Before he collapses, the poem begins a series of inversions or reversals that both increase the ironic valences of the passage and give its reader an almost vertigo-inducing sense of Dante's emotional landscape.
A difficult passage in the Garden of Eden, here Beatrice accomplishes what she came for. Let’s explore the slow build-up to the final moment of contrition . . . which mimics the moment when Dante gives way in front of Francesca, back in INFERNO's circle of lust.
The segments for this episode of WALKING WITH DANTE:
[01:20] My English translation of PURGATORIO, Canto XXXI, Lines 64 - 90. If you'd like to read along or continue the conversation with me, please scroll down this page.
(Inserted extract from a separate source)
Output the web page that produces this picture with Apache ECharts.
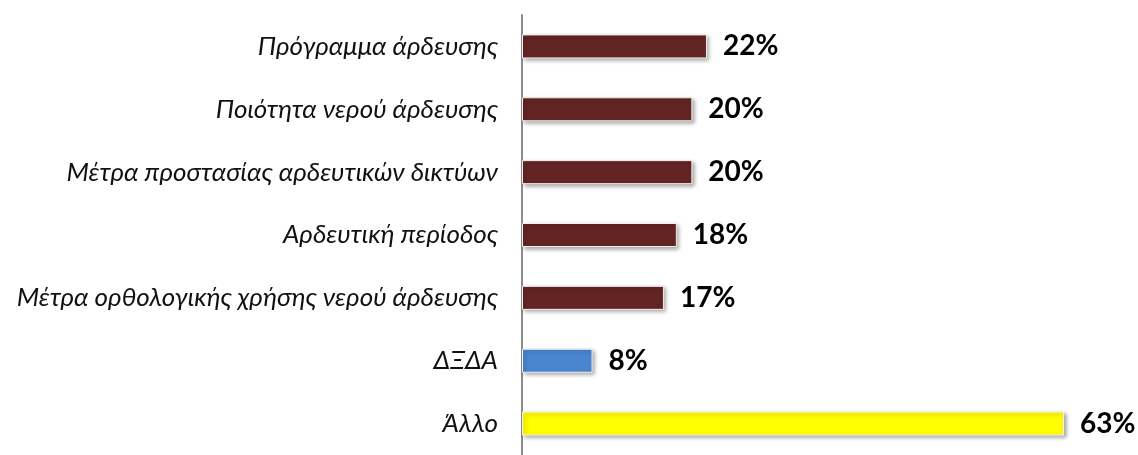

[04:15] Dante, from boy to man.
[07:26] Recognition, the key to the passage, to contrition, and a possible node of irony.
[10:38] The "unbearded" oak and the final crack-up.
[13:49] Iarbas and Dido v. Dante and the new Dido.
[16:28] Beatrice's venom.
[17:27] Dante's beard.
[20:00] The angels' departure?
[21:16] The meaning of the beast's two natures.
[23:53] Glossing the end of the passage: lines 82 - 90.
[27:57] Francesca and her physical seduction v. Beatrice and her physical-theological seduction.
[33:01] Rereading the passage: PURGATORIO, Canto XXXI, lines 64 - 90.
My English translation of PURGATORIO, Canto XXXI, Lines 64 – 90:
As young boys are silent [and] ashamed,
With their eyes fixed on the ground, listening
And recognizing themselves [for who they are] and repenting,
So I stood there. And she said, “Since you’re saddened
By what you hear, raise your beard
And you’ll get more pain by what you regard.”
A massive oak is uprooted
With less resistance—either by one of our native winds
Or one from the land of Iarbas—
Than was my chin raised at her command.
And when she called my face my beard,
I understood the venom in her reasoning.
When I lifted up my face,
My eye discerned that those first creatures
Had taken a break in scattering their flowers.
And my eyes, still a little unsure,
Saw Beatrice turned toward the beast
Who was solely one person in two natures.
Under her veil and across the river
She seemed to overtake even her former self,
Just as she overtook other women here, when she was over here.
The thorns of repentance so pricked me then
That all the other things that had turned me
Even a little toward their love were now despicable to me.
So much recognition chewed into my heart
That I fell down overcome—and what I then became
She knows who was the reason of my condition.